С гносеологической точки зрения мы можем здесь говорить о процессе рационализации, с праксиологической — о процессе накопления. Отказ от удовольствий, от немедленного удовлетворения желаний, закабаление природы (и нашей собственной, внутренней, и внешней, лежащей вокруг нас) — вот механизмы, посредством которых созидался предельно мобилизованный человек модерна.
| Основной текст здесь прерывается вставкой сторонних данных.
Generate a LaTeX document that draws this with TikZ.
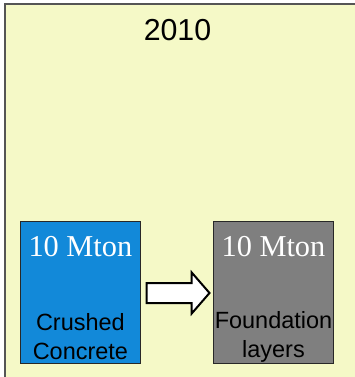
\documentclass[tikz,border=0pt]{standalone}
\usepackage{fontspec}
\setmainfont{Liberation Serif}
\setsansfont{Liberation Sans}
\definecolor{slidebg}{RGB}{245,249,199}
\definecolor{framegray}{RGB}{85,85,85}
\definecolor{crushblue}{RGB}{18,137,217}
\definecolor{layergray}{RGB}{127,127,127}
\tikzset{every picture/.style={line width=0.75pt}}
\tikzset{
  stockbox/.style={draw={rgb,255:red,40;green,40;blue,40}, line width=0.8pt, minimum width=89.5pt, minimum height=106pt, inner sep=0pt},
  masstext/.style={text=white, font=\fontsize{22.75}{27}\selectfont},
  kindtext/.style={font=\sffamily\fontsize{17.6}{21.75}\selectfont, align=center}
}

\begin{document}
\begin{tikzpicture}[x=0.75pt,y=0.75pt,yscale=-1,xscale=1]
	\useasboundingbox (0,0) rectangle (354,377);

	%Shape: Rectangle (slide)
	\fill [slidebg] (5,4) rectangle (362,385);
	\draw [framegray, line width=1.2pt] (5,385) -- (5,4) -- (362,4);

	% Text Node
	\draw (177.5,30) node [font=\sffamily\fontsize{22.75}{27}\selectfont] (year) {2010};

	%Shape: Rectangle
	\node [stockbox, fill=crushblue] (crushed) at (80.4,292.4) {};
	%Shape: Rectangle
	\node [stockbox, fill=layergray] (layers) at (273.5,292.4) {};

	%Shape: Right Arrow
	\coordinate (arrowL) at (146.5,293);
	\draw [fill=white, line width=1.5pt, line join=miter] (arrowL) ++(0,-10) -- ++(45.2,0) -- ++(0,-10.5) -- ++(17.8,20.5) -- ++(-17.8,20.5) -- ++(0,-10.5) -- ++(-45.2,0) -- cycle;

	% Text Node
	\draw (80.4,246.5) node [masstext] (crushedmass) {10 Mton};
	% Text Node
	\draw (273.5,246.5) node [masstext] (layersmass) {10 Mton};
	% Text Node
	\draw (80.4,337) node [kindtext] (crushedname) {Crushed\\Concrete};
	% Text Node
	\draw (273.5,337) node [kindtext] (layersname) {Foundation\\layers};

\end{tikzpicture}
\end{document}
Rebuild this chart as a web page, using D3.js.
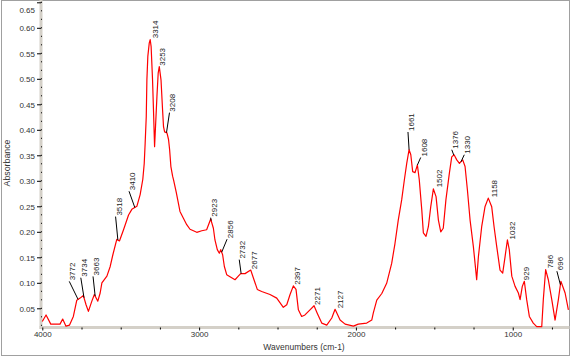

Постструктуралистская, постмодернистская и неофрейдистская критика усмотрела в этом проявление ненавистной буржуазности, которую необходимо «демонтировать». Она взялась расщепить, «децентрировать», деконструктивировать субъекта эпохи модерна, воспользовавшись как союзником давлением бессознательного, витально-инфантильного начала. Буржуазная цивилизация потому и создала мощную когорту пионеров накопления, что заковала в цепи сидящую в каждом из нас инфантильную стихию — ту самую, что заявляет о себе криком ребенка, когда ему чего-то хочется. Бунт детей против отцов, бессознательного против сознательного, женского начала против мужского, чувственности против разума — все это рассматривается постмодернистами как разновидности антибуржуазной стратегии, взявшей себе в союзники то, что можно назвать инфантильной актуальностью, отвращающей от труда, порядка и самодисциплины.
Успехи, достигнутые постмодернистской критикой «старой буржуазной культуры», как мы можем теперь судить, поистине отрицательны. Секрет в том, что она играла на понижение — потакала тому, что не требовало усилий, и обескураживала само усилие, навешивая на него ярлык репрессии.
Но здесь-то и случилось самое неожиданное. Антибуржуазные старания постмодерна эффективнее всех использовала сама буржуазия. Освободительная стратегия привела к освобождению буржуа от необходимости следовать всем классическим буржуазным добродетелям: воздерживаться от потакания своим спонтанным эмоциям, стремиться к предельной осмотрительности в отношениях, ограничивать потребление в пользу накопления, вести размеренно-методический образ жизни, подчиненный проекту обогащения.